Frozen fuel lines spur cancellations in two school districts

By OWEN BOSS

Staff Writer

Students in two local school districts awoke to an unexpected day off this morning, thanks to record low temperatures overnight Sunday that fouled up their school bus fleets.

All public school students in the South Hadley and Central Berkshire school districts received automated alerts between 6 and 7 a.m. announcing that school had been cancelled because bus drivers were unable to start their routes on-schedule.

School officials reported that temperatures, which dipped to -20 degrees Fahrenheit in some parts of Hampshire County, had "gelled" the diesel fuel inside the buses' gas tanks and made starting impossible.

News 22 meteorologist Brian Lapis reported that Westover Air Force Base in Chicopee recorded an all-time overnight low temperature for the date of -20 degrees, which he said would have felt colder because that reading didn't take the wind chill into consideration.

In his eight years of working as South Hadley's superintendent of schools, Gus Sayer said he has seen school start-times delayed as the result of frozen fuel lines but never a full cancellation.

"We had a half-day scheduled today because of a professional day, and ordinarily I would have just postponed school to give the buses time to warm up," Sayer said. "But if we did that, kids would be coming in later and then just turning around and going home, so we couldn't do that."

South Hadley schools, which include Plains Elementary School, Mosier Elementary School, Michael E. Smith Middle School and South Hadley High School, use buses provided by Five Star Transportation Inc., which is located in Agawam but has a bus garage in South Hadley.

Attempts to reach employees at the town's bus garage were unsuccessful this afternoon.

Over at Berkshire Trail Elementary School in Cummington, Principal Lorraine Liantonio was dealing with a very similar situation.

"We had a district-wide cancellation because of our buses being unable to start," Liantonio said. "We always add five extra days to the end of our school calendar, and we've already had four snow days. So we're collecting them too quickly, but we still have one left before we go over."

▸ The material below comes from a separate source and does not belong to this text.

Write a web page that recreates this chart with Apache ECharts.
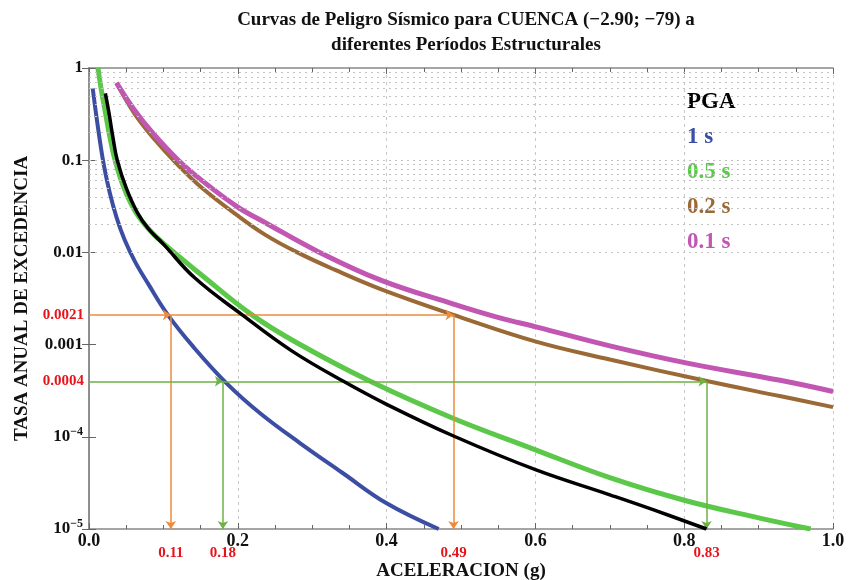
<!DOCTYPE html>
<html>
<head>
<meta charset="utf-8">
<script src="https://cdn.jsdelivr.net/npm/echarts@6/dist/echarts.min.js"></script>
<style>
  html, body { margin: 0; padding: 0; background: #fff; }
  #chart { width: 850px; height: 580px; }
</style>
</head>
<body>
<div id="chart"></div>
<script>
const SERIF = "'Liberation Serif', 'DejaVu Serif', serif";

// [aceleración (g), tasa anual de excedencia]
const pga = [[0.022, 0.53], [0.027, 0.32], [0.032, 0.18], [0.038, 0.1], [0.05, 0.05], [0.065, 0.027], [0.08, 0.018], [0.1, 0.0123], [0.142, 0.0053], [0.206, 0.0021], [0.273, 0.00085], [0.342, 0.0004], [0.4, 0.000225], [0.49, 0.000102], [0.6, 4.4e-5], [0.7, 2.35e-5], [0.76, 1.6e-5], [0.83, 1e-5]];
const t1s = [[0.005, 0.6], [0.008, 0.39], [0.011, 0.26], [0.015, 0.155], [0.02, 0.088], [0.028, 0.044], [0.037, 0.024], [0.048, 0.0136], [0.062, 0.0079], [0.08, 0.0045], [0.106, 0.0021], [0.14, 0.00095], [0.185, 0.00038], [0.23, 0.00018], [0.284, 8.5e-5], [0.34, 4.1e-5], [0.4, 1.9e-5], [0.47, 1e-5]];
const t05s = [[0.012, 1], [0.017, 0.55], [0.022, 0.33], [0.028, 0.18], [0.035, 0.1], [0.047, 0.05], [0.062, 0.028], [0.08, 0.018], [0.1, 0.0125], [0.15, 0.0058], [0.219, 0.0021], [0.28, 0.00104], [0.378, 0.0004], [0.49, 0.000158], [0.593, 7.6e-5], [0.7, 3.6e-5], [0.8, 2.05e-5], [0.9, 1.32e-5], [0.97, 1e-5]];
const t02s = [[0.037, 0.69], [0.06, 0.33], [0.085, 0.18], [0.12, 0.088], [0.152, 0.05], [0.2, 0.025], [0.237, 0.0155], [0.28, 0.01], [0.33, 0.0065], [0.392, 0.004], [0.49, 0.0021], [0.602, 0.00107], [0.7, 0.00069], [0.832, 0.0004], [0.93, 0.000275], [1.0, 0.00021]];
const t01s = [[0.037, 0.69], [0.06, 0.36], [0.085, 0.2], [0.12, 0.1], [0.152, 0.06], [0.2, 0.031], [0.237, 0.021], [0.31, 0.01], [0.392, 0.005], [0.49, 0.00275], [0.552, 0.00195], [0.602, 0.00155], [0.7, 0.00097], [0.804, 0.00063], [0.929, 0.00041], [1.0, 0.00031]];

const seriesNames = ["PGA", "1 s", "0.5 s", "0.2 s", "0.1 s"];
const seriesColors = ["#000000", "#3b4ea3", "#5cc84a", "#9a6936", "#c256b3"];
const seriesWidths = [3.5, 4, 5, 4, 5];
const seriesData = [pga, t1s, t05s, t02s, t01s];

// lineas de referencia: tasa -> aceleraciones leidas
const refRates = [0.0021, 0.0004];
const refAccel = [[0.11, 0.49], [0.18, 0.83]];
const refColors = ["#f08a3a", "#6db244"];

const yMin = 1e-5;
const yMax = 1;
const minorGrid = [];
for (let e = -5; e < 0; e++) {
  for (let m = 2; m <= 9; m++) minorGrid.push(+(m * Math.pow(10, e)).toPrecision(3));
}
const majorGrid = [1e-4, 1e-3, 1e-2, 1e-1];

const chart = echarts.init(document.getElementById("chart"));

function yLabel(v) {
  const e = Math.round(Math.log10(v));
  if (e >= -3) return ["1", "0.1", "0.01", "0.001"][-e];
  return "10{sup|\u2212" + -e + "}";
}

const redLabel = { show: true, color: "#e8141c", fontWeight: "bold", fontSize: 15, fontFamily: SERIF };
const refLines = [];
refRates.forEach((rate, i) => {
  const color = refColors[i];
  const [a, b] = refAccel[i];
  const style = { color, width: 1.5, type: "solid" };
  refLines.push([
    { coord: [0, rate], lineStyle: style, label: { ...redLabel, position: "start", formatter: String(rate), distance: 5 } },
    { coord: [a, rate] },
  ]);
  refLines.push([{ coord: [a, rate], lineStyle: style }, { coord: [b, rate] }]);
  [a, b].forEach((acc) => {
    refLines.push([
      { coord: [acc, rate], lineStyle: style, label: { ...redLabel, position: "end", formatter: String(acc), distance: 17 } },
      { coord: [acc, yMin] },
    ]);
  });
});

const gridStyle = { color: "#c2c2c2", width: 1, type: [2, 4] };

const series = seriesData.map((data, i) => ({
  name: seriesNames[i],
  type: "line",
  data,
  smooth: 0.4,
  showSymbol: false,
  z: 3 + (i === 0 ? 2 : 0),
  lineStyle: { color: seriesColors[i], width: seriesWidths[i] },
  itemStyle: { color: seriesColors[i] },
}));

series.push({
  name: "grid",
  type: "line",
  data: [[0.5, yMin]],
  showSymbol: false,
  lineStyle: { opacity: 0 },
  silent: true,
  z: 1,
  markLine: {
    silent: true,
    symbol: "none",
    label: { show: false },
    lineStyle: gridStyle,
    data: minorGrid.concat(majorGrid).map((v) => ({ yAxis: v })),
  },
});

series.push({
  name: "ref",
  type: "line",
  data: [[0.5, yMin]],
  showSymbol: false,
  lineStyle: { opacity: 0 },
  silent: true,
  z: 4,
  markLine: {
    silent: true,
    symbol: ["none", "arrow"],
    symbolSize: 8,
    label: { show: false },
    data: refLines,
  },
});

const frame = { show: true, lineStyle: { color: "#888", width: 1.5 } };

chart.setOption({
  backgroundColor: "#fff",
  animation: false,
  title: {
    text: "Curvas de Peligro Sísmico para CUENCA (\u22122.90; \u221279) a\ndiferentes Períodos Estructurales",
    left: 461,
    top: 3,
    textAlign: "center",
    textStyle: { fontFamily: SERIF, fontSize: 19, fontWeight: "bold", color: "#111", lineHeight: 25 },
  },
  legend: {
    data: seriesNames.map((n, i) => ({ name: n, textStyle: { color: seriesColors[i] } })),
    orient: "vertical",
    left: 677,
    top: 86,
    icon: "none",
    itemWidth: 0,
    itemHeight: 23,
    itemGap: 12,
    selectedMode: false,
    textStyle: { fontFamily: SERIF, fontSize: 23, fontWeight: "bold" },
  },
  grid: { left: 89, right: 17, top: 68, bottom: 51, outerBoundsMode: "none" },
  xAxis: [
    {
      type: "value",
      min: 0,
      max: 1,
      interval: 0.2,
      name: "ACELERACION (g)",
      nameLocation: "middle",
      nameGap: 33,
      nameTextStyle: { fontFamily: SERIF, fontSize: 19, fontWeight: "bold", color: "#111" },
      axisLine: frame,
      axisTick: { inside: true, length: 6, lineStyle: { color: "#666" } },
      minorTick: { show: true, splitNumber: 4, length: 4, lineStyle: { color: "#666" } },
      axisLabel: { formatter: (v) => v.toFixed(1), fontFamily: SERIF, fontSize: 18, fontWeight: "bold", color: "#111", margin: 3 },
      splitLine: { show: true, lineStyle: { color: "#c8c8c8", type: [3, 4] } },
    },
    {
      type: "value",
      position: "top",
      min: 0,
      max: 1,
      interval: 0.2,
      axisLine: frame,
      axisTick: { inside: true, length: 6, lineStyle: { color: "#666" } },
      minorTick: { show: true, splitNumber: 4, length: 4, lineStyle: { color: "#666" } },
      axisLabel: { show: false },
      splitLine: { show: false },
    },
  ],
  yAxis: [
    {
      type: "log",
      logBase: 10,
      min: yMin,
      max: yMax,
      interval: 1,
      name: "TASA ANUAL DE EXCEDENCIA",
      nameLocation: "middle",
      nameGap: 57,
      nameTextStyle: { fontFamily: SERIF, fontSize: 19, fontWeight: "bold", color: "#111" },
      axisLine: frame,
      axisTick: { inside: true, length: 7, lineStyle: { color: "#666" } },
      axisLabel: {
        formatter: yLabel,
        fontFamily: SERIF,
        fontSize: 17,
        fontWeight: "bold",
        color: "#111",
        margin: 6,
        rich: { sup: { fontFamily: SERIF, fontSize: 12, fontWeight: "bold", color: "#111", verticalAlign: "top", padding: [0, 0, 10, 0] } },
      },
      splitLine: { show: false },
    },
    {
      type: "log",
      logBase: 10,
      min: yMin,
      max: yMax,
      interval: 1,
      position: "right",
      axisLine: frame,
      axisTick: { inside: true, length: 7, lineStyle: { color: "#666" } },
      axisLabel: { show: false },
      splitLine: { show: false },
    },
  ],
  series,
});
</script>
</body>
</html>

Schools in the Central Berkshire district, she said, use buses from Dufour Tours Inc., located in Hinsdale.

Kay Hall, an employee at Dufour's school bus garage, said the problem wasn't that the company wasn't prepared for cold weather, but that the overnight low was far lower than expected.

"We haven't seen these kind of temperatures for a long, long time, and whenever you see temperatures drop this low, this is what happens," Hall said.